Even stuff that's not supposed to be. Milk is sold in pints but labelled in ml. Sometimes it's litres because these are smaller. Timbre is all sold in a metric equivalent, but it isn't consistent. You don't know if the piece you've had delivered is 2.4m or 2.44m. Rulers have both metric and imperial, unless you pay extra for a single system - which makes them harder to use.
The worst thing is recipes, many recipes are imperial online because of the USA. American imperial measurements aren't the same as UK ones.
It is all driven by ignorance. The royal family (TV show) summed this ignorance up best. They complained it took them longer to get to the destination because their sat nav was in kilometres and there's more kilometres than miles so everything is further away.

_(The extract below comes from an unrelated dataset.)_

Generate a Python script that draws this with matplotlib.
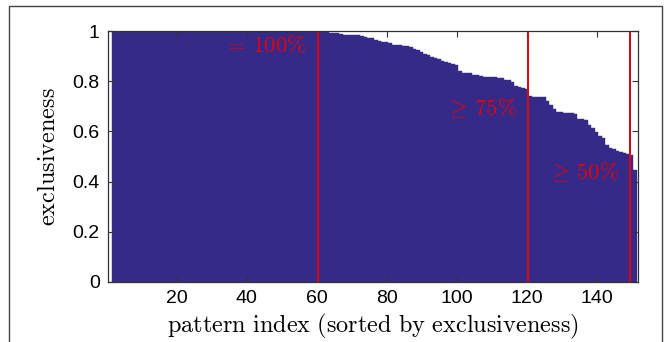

I avoid volumetric measurement whenever I can. I've found weight based measurement to be vastly superior, especially when you have a 0.1g digital scale. It's much easier to weight 100g of water than check the line on 100ml.
We use US Standard, not Imperial. Americans took Imperial and changed the measurements but kept the names, because "fuck you, Britain" but "fuck you even more, everyone else!"
It's better. Because metric is still an option, but it's not as good as it could be.
If the English speaking world fully committed to metric DIY, maker stuff and cooking online would be much better. But I'd much rather this than a fully imperial system. It much easier to work in metric and convert between than work in imperial. Imperial requires a lot more knowledge of the measurement system your working with than metric does. Because everything scales in metric the same and you can use exponentials or prefixes to express sizes. Though the US imperial system does simplify this system by using pounds for everything rather than stones.
It is surprising that the US still clings to imperial measurement despite being the first Anglosphere country to adopt metric/decimal currency. Along with the metric system being associated with liberty and enlightenment that was a big part of the philosophy behind the start of the US.
When it comes down to, in the UK and the US both imperial systems are quantified by metric standards. So it's purely a mirage, because all reference lead back to metric measurements. Not brass yardsticks installed in the town centre. Imperial is now just a middle man maintained for nostalgia. The cost to switching is every decreasing as all series industry uses metric.
I fucking love the psychotic concept of using "stone" as a measurement, even though a real stone can weight anywhere from milligrams to ... thousands of tonnes?